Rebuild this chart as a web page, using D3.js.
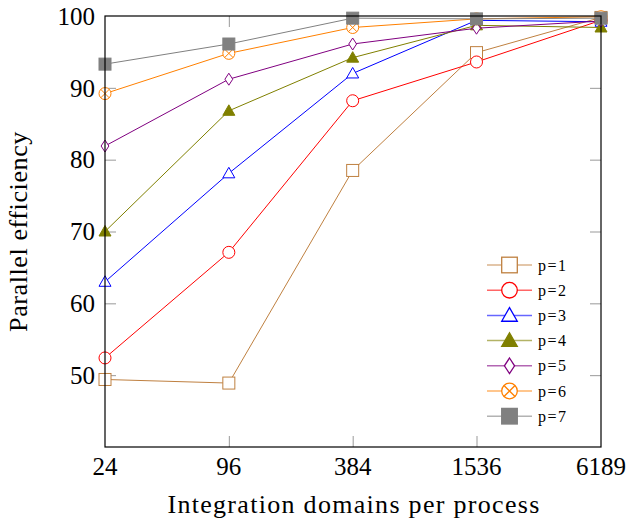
<!DOCTYPE html>
<meta charset="utf-8">
<script src="https://d3js.org/d3.v7.min.js"></script>
<style>
  body { margin: 0; background: #fff; }
  text { font-family: "Liberation Serif", "DejaVu Serif", serif; fill: #000; }
</style>
<div id="chart"></div>
<script>
  // x categories (integration domains per process)
  const domains = [24, 96, 384, 1536, 6189];
  const yTicks = [50, 60, 70, 80, 90, 100];

  // parallel efficiency per process count
  const p1 = [49.4, 48.9, 78.5, 94.9, 99.8];
  const p2 = [52.4, 67.1, 88.2, 93.6, 99.4];
  const p3 = [63.0, 78.1, 92.0, 99.4, 99.2];
  const p4 = [70.0, 86.8, 94.2, 98.7, 98.4];
  const p5 = [81.9, 91.2, 96.1, 98.3, 99.3];
  const p6 = [89.2, 94.8, 98.4, 99.6, 99.9];
  const p7 = [93.3, 96.1, 99.7, 99.6, 99.7];

  const series = [
    {name: "p=1", values: p1, color: "#bf8040", mark: "square"},
    {name: "p=2", values: p2, color: "#ff0000", mark: "circle"},
    {name: "p=3", values: p3, color: "#0000ff", mark: "triangle"},
    {name: "p=4", values: p4, color: "#808000", mark: "triangleFill"},
    {name: "p=5", values: p5, color: "#800080", mark: "diamond"},
    {name: "p=6", values: p6, color: "#ff8000", mark: "otimes"},
    {name: "p=7", values: p7, color: "#808080", mark: "squareFill"}
  ];

  const W = 627, H = 519;
  const margin = {top: 16, right: 26, bottom: 72, left: 105};
  const width = W - margin.left - margin.right,
        height = H - margin.top - margin.bottom;

  const svg = d3.select("#chart").append("svg")
      .attr("width", W).attr("height", H);
  const g = svg.append("g")
      .attr("transform", `translate(${margin.left},${margin.top})`);

  const x = d3.scaleLog().domain([24, 6189]).range([0, width]);
  const y = d3.scaleLinear().domain([40, 100]).range([height, 0]);

  // tick marks (inside, both sides)
  const tickLen = 11;
  const inner = domains.slice(1, -1);
  g.append("g").call(d3.axisBottom(x).tickValues(inner).tickSize(tickLen).tickFormat(""))
    .attr("transform", `translate(0,${height - tickLen})`)
    .call(a => a.select(".domain").remove())
    .call(a => a.selectAll("line").attr("stroke", "#999"));
  g.append("g").call(d3.axisTop(x).tickValues(inner).tickSize(tickLen).tickFormat(""))
    .attr("transform", `translate(0,${tickLen})`)
    .call(a => a.select(".domain").remove())
    .call(a => a.selectAll("line").attr("stroke", "#999"));
  g.append("g").call(d3.axisLeft(y).tickValues(yTicks.slice(0, -1)).tickSize(tickLen).tickFormat(""))
    .attr("transform", `translate(${tickLen},0)`)
    .call(a => a.select(".domain").remove())
    .call(a => a.selectAll("line").attr("stroke", "#999"));
  g.append("g").call(d3.axisRight(y).tickValues(yTicks.slice(0, -1)).tickSize(tickLen).tickFormat(""))
    .attr("transform", `translate(${width - tickLen},0)`)
    .call(a => a.select(".domain").remove())
    .call(a => a.selectAll("line").attr("stroke", "#999"));

  // tick labels
  g.append("g").selectAll("text").data(domains).join("text")
    .attr("x", d => x(d)).attr("y", height + 28)
    .attr("text-anchor", "middle").style("font-size", "25px")
    .text(d => d);
  g.append("g").selectAll("text").data(yTicks).join("text")
    .attr("x", -10).attr("y", d => y(d)).attr("dy", "0.35em")
    .attr("text-anchor", "end").style("font-size", "25px")
    .text(d => d);

  // axis titles
  g.append("text")
    .attr("x", width / 2 + 1).attr("y", height + 66)
    .attr("text-anchor", "middle").style("font-size", "26px")
    .style("letter-spacing", "1.3px")
    .text("Integration domains per process");
  g.append("text")
    .attr("transform", `translate(${-78},${height / 2}) rotate(-90)`)
    .attr("text-anchor", "middle").style("font-size", "26px")
    .style("letter-spacing", "0.6px")
    .text("Parallel efficiency");

  function marker(sel, mark, color) {
    const s = 6;
    if (mark === "square" || mark === "squareFill") {
      sel.append("rect").attr("x", -s).attr("y", -s).attr("width", 2 * s).attr("height", 2 * s)
        .attr("fill", mark === "squareFill" ? color : "#fff").attr("stroke", color);
    } else if (mark === "circle") {
      sel.append("circle").attr("r", s).attr("fill", "#fff").attr("stroke", color);
    } else if (mark === "triangle" || mark === "triangleFill") {
      sel.append("path").attr("d", `M0,${-s}L${s},${s * 0.75}L${-s},${s * 0.75}Z`)
        .attr("fill", mark === "triangleFill" ? color : "#fff").attr("stroke", color);
    } else if (mark === "diamond") {
      sel.append("path").attr("d", `M0,${-s}L${s * 0.65},0L0,${s}L${-s * 0.65},0Z`)
        .attr("fill", "#fff").attr("stroke", color);
    } else if (mark === "otimes") {
      const k = s * 0.707;
      sel.append("circle").attr("r", s).attr("fill", "#fff").attr("stroke", color);
      sel.append("path").attr("d", `M${-k},${-k}L${k},${k}M${-k},${k}L${k},${-k}`)
        .attr("stroke", color);
    }
  }

  const line = d3.line().x((d, i) => x(domains[i])).y(d => y(d));

  const plot = g.append("g");
  series.forEach(s => {
    plot.append("path").datum(s.values)
      .attr("d", line).attr("fill", "none")
      .attr("stroke", s.color).attr("stroke-width", 1);
    plot.selectAll(null).data(s.values).join("g")
      .attr("transform", (d, i) => `translate(${x(domains[i])},${y(d)})`)
      .each(function () { marker(d3.select(this), s.mark, s.color); });
  });

  // frame
  g.append("rect").attr("width", width).attr("height", height)
    .attr("fill", "none").attr("stroke", "#000").attr("stroke-width", 1.2);

  // legend
  const legend = g.append("g").attr("transform", `translate(${382},${249})`);
  series.forEach((s, i) => {
    const row = legend.append("g").attr("transform", `translate(0,${i * 25.2})`);
    row.append("line").attr("x1", 0).attr("x2", 45)
      .attr("stroke", s.color).attr("stroke-opacity", 0.6).attr("stroke-width", 1.5);
    row.append("g").attr("transform", "translate(22.5,0) scale(1.3)")
      .each(function () { marker(d3.select(this), s.mark, s.color); });
    row.append("text").attr("x", 51).attr("dy", "0.35em")
      .style("font-size", "16px").style("letter-spacing", "1.5px").text(s.name);
  });
</script>
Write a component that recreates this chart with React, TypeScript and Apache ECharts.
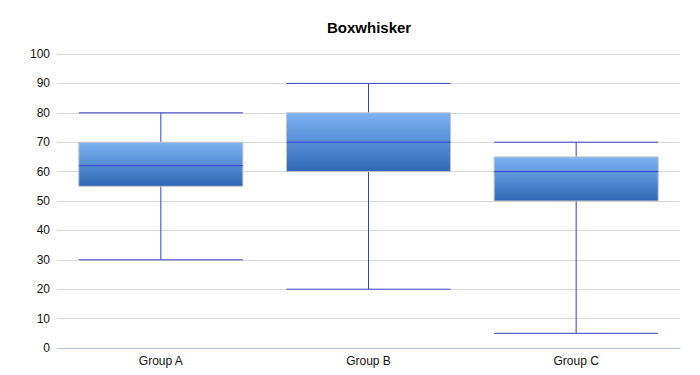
import React, { useEffect, useRef } from "react";
import * as echarts from "echarts";

const categories = ["Group A", "Group B", "Group C"];
const minValues = [30, 20, 5];
const q1Values = [55, 60, 50];
const medianValues = [62, 70, 60];
const q3Values = [70, 80, 65];
const maxValues = [80, 90, 70];

export default function App() {
  const ref = useRef<HTMLDivElement>(null);
  useEffect(() => {
    document.body.style.margin = "0";
    const chart = echarts.init(ref.current!, null, { renderer: "svg" });
    const data = categories.map((_, i) => [
      i,
      minValues[i],
      q1Values[i],
      medianValues[i],
      q3Values[i],
      maxValues[i],
    ]);
    const lineColor = "#3440c8";
    chart.setOption({
      animation: false,
      title: {
        text: "Boxwhisker",
        left: 327,
        top: 20,
        padding: 0,
        textStyle: { fontFamily: "Liberation Sans, Arial", fontSize: 15, fontWeight: "bold", color: "#000" },
      },
      grid: { left: 57, right: 20, top: 54, bottom: 27 },
      xAxis: {
        type: "category",
        data: categories,
        axisLine: { lineStyle: { color: "#b4c6dc" } },
        axisTick: { alignWithLabel: true, length: 4, lineStyle: { color: "#b4c6dc" } },
        axisLabel: { color: "#111", fontFamily: "Liberation Sans, Arial", fontSize: 12, margin: 7 },
      },
      yAxis: {
        type: "value",
        min: 0,
        max: 100,
        interval: 10,
        axisLine: { show: false },
        axisTick: { show: false },
        axisLabel: { color: "#111", fontFamily: "Liberation Sans, Arial", fontSize: 12, margin: 7 },
        splitLine: { lineStyle: { color: "#d8d8d8" } },
      },
      series: [
        {
          type: "custom",
          data,
          encode: { x: 0, y: [1, 2, 3, 4, 5] },
          renderItem: (params: any, api: any) => {
            const x = api.value(0);
            const pMin = api.coord([x, api.value(1)]);
            const pQ1 = api.coord([x, api.value(2)]);
            const pMed = api.coord([x, api.value(3)]);
            const pQ3 = api.coord([x, api.value(4)]);
            const pMax = api.coord([x, api.value(5)]);
            const halfW = api.size([1, 0])[0] * 0.395;
            const cx = pMed[0];
            const ls = { stroke: lineColor, lineWidth: 1 };
            return {
              type: "group",
              children: [
                { type: "line", shape: { x1: cx, y1: pMax[1], x2: cx, y2: pQ3[1] }, style: ls },
                { type: "line", shape: { x1: cx, y1: pQ1[1], x2: cx, y2: pMin[1] }, style: ls },
                { type: "line", shape: { x1: cx - halfW, y1: pMax[1], x2: cx + halfW, y2: pMax[1] }, style: ls },
                { type: "line", shape: { x1: cx - halfW, y1: pMin[1], x2: cx + halfW, y2: pMin[1] }, style: ls },
                {
                  type: "rect",
                  shape: { x: cx - halfW, y: pQ3[1], width: halfW * 2, height: pQ1[1] - pQ3[1] },
                  style: {
                    fill: new echarts.graphic.LinearGradient(0, 0, 0, 1, [
                      { offset: 0, color: "#7db3f3" },
                      { offset: 1, color: "#2f67b5" },
                    ]),
                    stroke: "#c4c4c4",
                    lineWidth: 1,
                  },
                },
                { type: "line", shape: { x1: cx - halfW, y1: pMed[1], x2: cx + halfW, y2: pMed[1] }, style: ls },
              ],
            };
          },
        },
      ],
    });
    return () => chart.dispose();
  }, []);
  return <div ref={ref} style={{ width: 700, height: 375, position: "absolute", left: 0, top: 0 }} />;
}
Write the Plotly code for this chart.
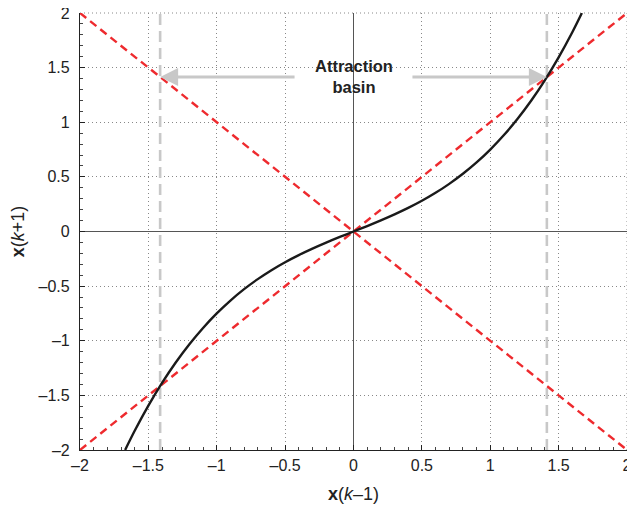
import plotly.graph_objects as go

# Curve x(k+1) vs x(k-1)
curve_x = [-1.67, -1.6, -1.5, -1.4, -1.3, -1.2, -1.1, -1.0, -0.9, -0.8, -0.7, -0.6, -0.5,
           -0.4, -0.3, -0.2, -0.1, 0.0, 0.1, 0.2, 0.3, 0.4, 0.5, 0.6, 0.7, 0.8, 0.9,
           1.0, 1.1, 1.2, 1.3, 1.4, 1.5, 1.6, 1.67]
curve_y = [-2.0, -1.824, -1.594, -1.386, -1.199, -1.032, -0.883, -0.75, -0.632, -0.528, -0.436,
           -0.354, -0.281, -0.216, -0.157, -0.102, -0.050, 0.0, 0.050, 0.102, 0.157, 0.216,
           0.281, 0.354, 0.436, 0.528, 0.632, 0.75, 0.883, 1.032, 1.199, 1.386, 1.594, 1.824, 2.0]

diag_x = [-2, 2]
diag_up = [-2, 2]
diag_down = [2, -2]

basin_edges = [-1.414, 1.414]
arrow_tail = [-0.42, 0.42]
arrow_y = 1.414

tick_vals = [-2, -1.5, -1, -0.5, 0, 0.5, 1, 1.5, 2]
tick_text = ["–2", "–1.5", "–1", "–0.5", "0", "0.5", "1", "1.5", "2"]

red = "#ee2a2e"
grey = "#c8c8c8"
grid_col = "#888"
grid_dash = "1px,3px"
font_family = "Liberation Sans, Arial"

fig = go.Figure()

for xe in basin_edges:
    fig.add_trace(go.Scatter(x=[xe, xe], y=[-2, 2], mode="lines",
                             line=dict(color=grey, width=2.6, dash="11px,6px"),
                             hoverinfo="skip", showlegend=False))

fig.add_trace(go.Scatter(x=diag_x, y=diag_up, mode="lines",
                         line=dict(color=red, width=2.4, dash="8px,5px"), showlegend=False))
fig.add_trace(go.Scatter(x=diag_x, y=diag_down, mode="lines",
                         line=dict(color=red, width=2.4, dash="8px,5px"), showlegend=False))

fig.add_trace(go.Scatter(x=curve_x, y=curve_y, mode="lines", line_shape="spline",
                         line=dict(color="#1a1a1a", width=2.4), showlegend=False))

for tail, head in zip(arrow_tail, basin_edges):
    fig.add_annotation(x=head, y=arrow_y, ax=tail, ay=arrow_y, xref="x", yref="y",
                       axref="x", ayref="y", showarrow=True, text="",
                       arrowhead=2, arrowsize=1.2, arrowwidth=3, arrowcolor=grey)

fig.add_annotation(x=0, y=1.415, xref="x", yref="y", showarrow=False,
                   text="<b>Attraction<br>basin</b>",
                   font=dict(family=font_family, size=16.5, color="#222"))

# dotted grid lines along the top and right edges (plotly drops grid lines at range ends)
fig.add_shape(type="line", xref="paper", yref="paper", x0=0, x1=1, y0=1, y1=1,
              line=dict(color=grid_col, width=1, dash=grid_dash), layer="below")
fig.add_shape(type="line", xref="paper", yref="paper", x0=1, x1=1, y0=0, y1=1,
              line=dict(color=grid_col, width=1, dash=grid_dash), layer="below")

axis_common = dict(
    range=[-2, 2], tickvals=tick_vals, ticktext=tick_text,
    showgrid=True, gridcolor=grid_col, griddash=grid_dash, gridwidth=1,
    zeroline=True, zerolinecolor="#555", zerolinewidth=1.2,
    showline=True, linecolor="#222", linewidth=1.2,
    ticks="inside", ticklen=5, tickcolor="#222",
    minor=dict(dtick=0.1, ticks="inside", ticklen=3, tickcolor="#444", showgrid=False),
    tickfont=dict(family=font_family, size=16, color="#222"),
    ticklabeloverflow="allow",
    fixedrange=True, automargin=False,
)

fig.update_xaxes(**axis_common, ticklabelstandoff=1,
                 title=dict(text="<b>x</b>(<i>k</i>–1)", standoff=16,
                            font=dict(family=font_family, size=18, color="#222")))
fig.update_yaxes(**axis_common, ticklabelstandoff=6,
                 title=dict(text="<b>x</b>(<i>k</i>+1)", standoff=18,
                            font=dict(family=font_family, size=18, color="#222")))

# the page body adds an 8px margin, so the figure is sized to fit the visible area
fig.update_layout(
    width=619, height=496,
    margin=dict(l=72, r=0, t=5, b=54),
    plot_bgcolor="white", paper_bgcolor="white",
    showlegend=False,
)

fig.write_html("out.html")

==*==

## DO THIS
Pictures excluded, retype exactly the lines running from the one with "Write the Plotly code for this chart." through the one with "import plotly.graph_objects as go". Include both end lines and nothing more.

## SOLVED EXERCISE
Write the Plotly code for this chart.
import plotly.graph_objects as go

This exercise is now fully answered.